## Problem to solve:
Drop every picture. Then return, exactly, the lines from the beginning of the listing below through the one containing "(cls.east -| adbody.west);".
.....
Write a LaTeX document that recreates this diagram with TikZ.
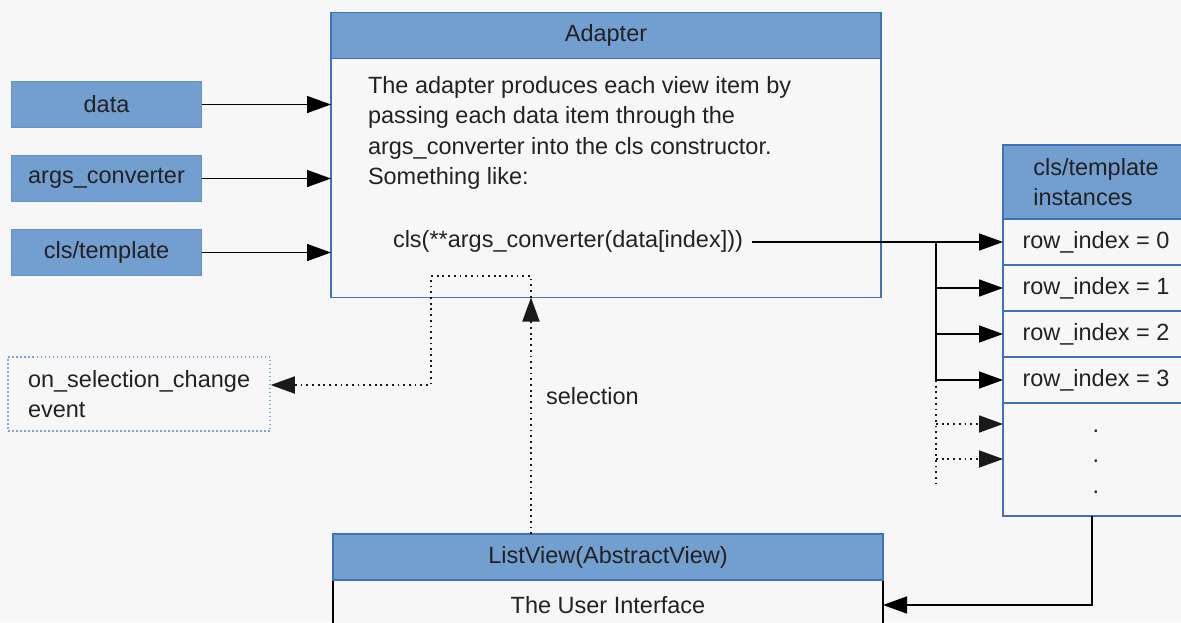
\documentclass[tikz,border=0pt]{standalone}
\usepackage{fontspec}
\setmainfont{Liberation Sans}
\usetikzlibrary{arrows.meta}
\definecolor{bg}{HTML}{F7F7F7}
\definecolor{headfill}{HTML}{729FCF}
\definecolor{blueline}{HTML}{3F72B8}
\definecolor{inedge}{HTML}{6592C9}
\definecolor{evblue}{HTML}{7BA3D6}
\definecolor{txt}{HTML}{222222}
\begin{document}
\begin{tikzpicture}[x=1pt,y=-1pt,
  font=\fontsize{23.5}{30.5}\selectfont, text=txt,
  box/.style={rectangle, draw=blueline, line width=1.5pt, inner sep=0pt, outer sep=0pt},
  headbox/.style={box, fill=headfill},
  rowbox/.style={box, fill=bg, minimum width=186pt, minimum height=46pt},
  inbox/.style={rectangle, fill=headfill, draw=inedge, line width=1pt, minimum width=190pt, minimum height=46pt, inner sep=0pt, outer sep=0pt},
  conn/.style={line width=1.5pt, draw=black},
  arr/.style={conn, -{Triangle[length=24pt,width=17pt]}},
  dotline/.style={line width=1.8pt, dash pattern=on 1.8pt off 3.9pt, draw=black!90},
  dotarr/.style={dotline, -{Triangle[length=24pt,width=17pt]}},
  plain/.style={inner sep=0pt, outer sep=0pt}
]
\useasboundingbox[fill=bg] (0,0) rectangle (1181,622);
\clip (0,0) rectangle (1181,622);

% Adapter
\node[headbox, minimum width=550pt, minimum height=46pt] (adhead) at (606,35.5) {Adapter};
\node[box, minimum width=550pt, minimum height=239pt, anchor=north] (adbody) at (adhead.south) {};
\node[plain, anchor=base west] (adl1) at (368,93) {The adapter produces each view item by};
\node[plain, anchor=base west] (adl2) at (368,123.5) {passing each data item through the};
\node[plain, anchor=base west] (adl3) at (368,154) {args\_converter into the cls constructor.};
\node[plain, anchor=base west] (adl4) at (368,184.5) {Something like:};
\node[plain, anchor=base west] (clsline) at (393,247) {cls(**args\_converter(data[index]))};

% inputs
\node[inbox] (data) at (106.5,104.5) {data};
\node[inbox] (args) at (106.5,178.5) {args\_converter};
\node[inbox] (cls) at (106.5,252.5) {cls/template};
\draw[arr] (data.east) -- (data.east -| adbody.west);
\draw[arr] (args.east) -- (args.east -| adbody.west);
\draw[arr] (cls.east) -- (cls.east -| adbody.west);

% instances
\node[headbox, minimum width=186pt, minimum height=74pt, align=left] (rhead) at (1096,182) {cls/template\\instances};
\node[rowbox, anchor=north] (r0) at (rhead.south) {row\_index = 0};
\node[rowbox, anchor=north] (r1) at (r0.south) {row\_index = 1};
\node[rowbox, anchor=north] (r2) at (r1.south) {row\_index = 2};
\node[rowbox, anchor=north] (r3) at (r2.south) {row\_index = 3};
\node[box, fill=bg, minimum width=186pt, minimum height=113pt, anchor=north] (rdots) at (r3.south) {};
\node[plain, anchor=base, align=center] (vdots) at (1096,493) {.\\.\\.};

% fan-out
\coordinate (br) at (936,0);
\draw[arr] ([xshift=9pt]clsline.east |- r0.west) -- (r0.west);
\draw[conn] (br |- r0.west) -- (br |- r3.west);
\draw[arr] (br |- r1.west) -- (r1.west);
\draw[arr] (br |- r2.west) -- (r2.west);
\draw[arr] (br |- r3.west) -- (r3.west);
\coordinate (brend) at (936,485);
\draw[dotline] (br |- r3.west) -- (brend);
\coordinate (d1) at (936,424);
\coordinate (d2) at (936,459);
\draw[dotarr] (d1) -- (d1 -| rdots.west);
\draw[dotarr] (d2) -- (d2 -| rdots.west);

% ListView
\node[rectangle, draw=black, line width=1.5pt, fill=bg, minimum width=550pt, minimum height=50pt, plain] (lvbody) at (608,605) {The User Interface};
\node[headbox, minimum width=550pt, minimum height=46pt, anchor=south] (lvhead) at (lvbody.north) {ListView(AbstractView)};
\draw[arr] ([xshift=-4pt]rdots.south) |- (lvbody.east);

% selection
\coordinate (selTop) at (531,297.5);
\draw[dotarr] (selTop |- lvhead.north) -- (selTop);
\node[plain, anchor=base west] (sel) at (546,404) {selection};

% event
\node[rectangle, draw=evblue, line width=1.5pt, dash pattern=on 1.5pt off 2.5pt, minimum width=262pt, minimum height=74pt, inner xsep=20pt, inner ysep=0pt, text width=222pt, align=left] (evt) at (139,394) {on\_selection\_change\\event};
\coordinate (evA) at (531,276);
\coordinate (evB) at (431,276);
\draw[dotarr] (selTop) -- (evA) -- (evB) |- ([yshift=9pt]evt.east);
\end{tikzpicture}
\end{document}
.....
## Written response:
Write a LaTeX document that recreates this diagram with TikZ.
\documentclass[tikz,border=0pt]{standalone}
\usepackage{fontspec}
\setmainfont{Liberation Sans}
\usetikzlibrary{arrows.meta}
\definecolor{bg}{HTML}{F7F7F7}
\definecolor{headfill}{HTML}{729FCF}
\definecolor{blueline}{HTML}{3F72B8}
\definecolor{inedge}{HTML}{6592C9}
\definecolor{evblue}{HTML}{7BA3D6}
\definecolor{txt}{HTML}{222222}
\begin{document}
\begin{tikzpicture}[x=1pt,y=-1pt,
  font=\fontsize{23.5}{30.5}\selectfont, text=txt,
  box/.style={rectangle, draw=blueline, line width=1.5pt, inner sep=0pt, outer sep=0pt},
  headbox/.style={box, fill=headfill},
  rowbox/.style={box, fill=bg, minimum width=186pt, minimum height=46pt},
  inbox/.style={rectangle, fill=headfill, draw=inedge, line width=1pt, minimum width=190pt, minimum height=46pt, inner sep=0pt, outer sep=0pt},
  conn/.style={line width=1.5pt, draw=black},
  arr/.style={conn, -{Triangle[length=24pt,width=17pt]}},
  dotline/.style={line width=1.8pt, dash pattern=on 1.8pt off 3.9pt, draw=black!90},
  dotarr/.style={dotline, -{Triangle[length=24pt,width=17pt]}},
  plain/.style={inner sep=0pt, outer sep=0pt}
]
\useasboundingbox[fill=bg] (0,0) rectangle (1181,622);
\clip (0,0) rectangle (1181,622);

% Adapter
\node[headbox, minimum width=550pt, minimum height=46pt] (adhead) at (606,35.5) {Adapter};
\node[box, minimum width=550pt, minimum height=239pt, anchor=north] (adbody) at (adhead.south) {};
\node[plain, anchor=base west] (adl1) at (368,93) {The adapter produces each view item by};
\node[plain, anchor=base west] (adl2) at (368,123.5) {passing each data item through the};
\node[plain, anchor=base west] (adl3) at (368,154) {args\_converter into the cls constructor.};
\node[plain, anchor=base west] (adl4) at (368,184.5) {Something like:};
\node[plain, anchor=base west] (clsline) at (393,247) {cls(**args\_converter(data[index]))};

% inputs
\node[inbox] (data) at (106.5,104.5) {data};
\node[inbox] (args) at (106.5,178.5) {args\_converter};
\node[inbox] (cls) at (106.5,252.5) {cls/template};
\draw[arr] (data.east) -- (data.east -| adbody.west);
\draw[arr] (args.east) -- (args.east -| adbody.west);
\draw[arr] (cls.east) -- (cls.east -| adbody.west);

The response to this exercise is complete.